His family could not afford to support another shot at the exam, so he did a bachelor’s degree in chemistry from DU, and started at Pacific, where he earns Rs 350 per month from every student. One of his students Amit Negi, a senior of Anuj’s from school, scored 95 % in his Class 12 Physics board exam this year.
Laxman Singh, Anuj's physics tutor, understands the challenges faced by his students. "My school didn't have a physics teacher either," he says
“We didn’t have a physics teachers for 3 months in our board year,” said Amit, whose father is a vegetable vendor, “So I would study at tuitions and practice questions in school.”
“We had a good maths teacher in school, so I didn’t take maths tuitions but still scored 90%,” he said.
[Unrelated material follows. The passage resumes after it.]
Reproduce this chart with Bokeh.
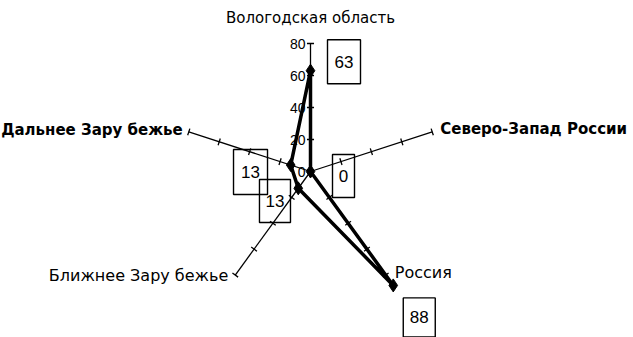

Tyagi, the school principal, speaks often of young people such as Laxman.
“Sangam Vihar is full of young BSc degree holders who could teach,” Tyagi said, “but the department will never hire them as they don’t have BEd degrees.”
So, the well-financed school system has no teachers, while brilliant graduates eke out a living in tuition centres by teaching children like Anuj the basic concepts they should have learnt at school.
“I’ve decided to become an IAS officer,” Laxman said one evening, “I’ve joined an IAS coaching centre in the mornings, and I teach physics in the evenings.”
What’s his chosen subject for the IAS entrance exams?
If he clears the entrance exams there will be one less person teaching science in Sangam Vihar. For now, Laxman teaches his students with a devotion that is hard to match. “Practise the fundamentals, don’t memorise answers,” he tells them, “Remember Bruce Lee, who said, I don’t fear the man who practices a thousand moves. I fear the man who practises one move a thousand times.”